In an official communique as their June 11-13 summit ended, G7 leaders including President Joe Biden signaled support for an agreement on plastics pollution that the United Nations plans to start negotiating in early 2022.
Their announcement comes after pressure on G7 bloc, including a late May letter from Nestle, Aldi and others consumer companies and retailers urging it to support a treaty, as well as a June 9 letter from nearly 50 Democrats in Congress asking Biden to formally back a binding global plastics agreement.
In the official June 13 communique of the summit, the G7 governments said they backed steps to better address plastics in the environment.

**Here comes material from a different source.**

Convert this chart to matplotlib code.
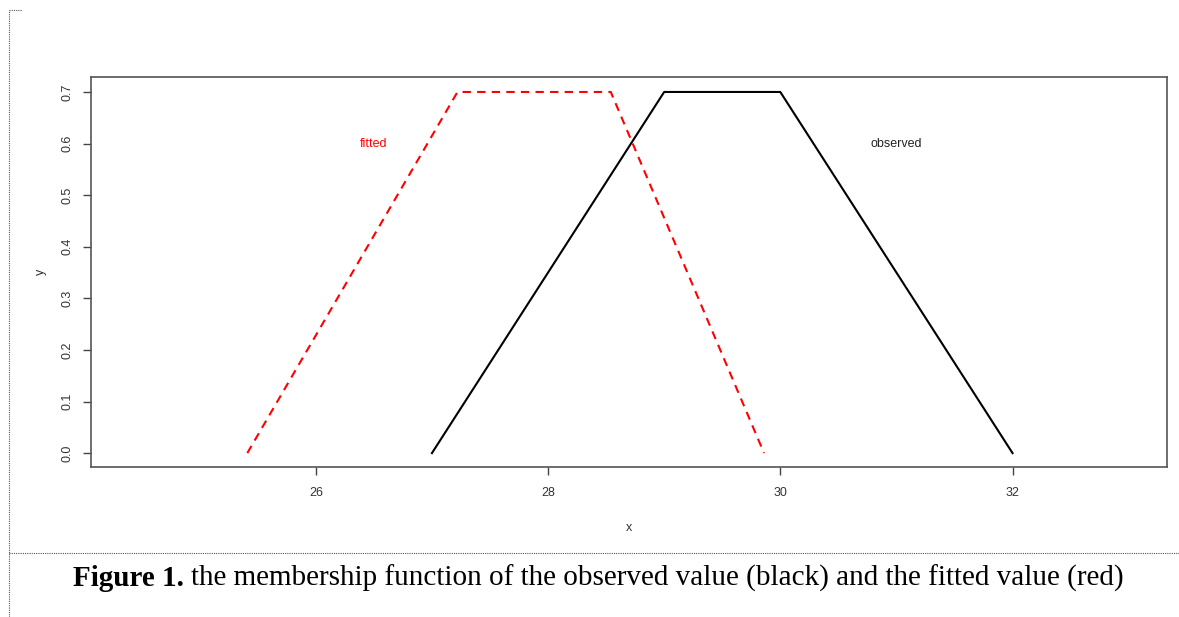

"This includes stepping up action to tackle increasing levels of plastic pollution in the ocean, including working through the UN Environment Assembly (UNEA) on options including strengthening existing instruments and a potential new agreement or other instrument to address marine plastic litter, including at UNEA-5.2," they said, referring to the February 2022 UNEA gathering.
The plastics statement made up only one paragraph in a lengthy 14,000-word G7 communique, but the fact that all seven nations signed represents a change from the 2018 G7 meeting, when five of them backed a "plastics charter" but the United States and Japan said no.
The other G7 nations are Canada, France, Germany, Italy and the United Kingdom.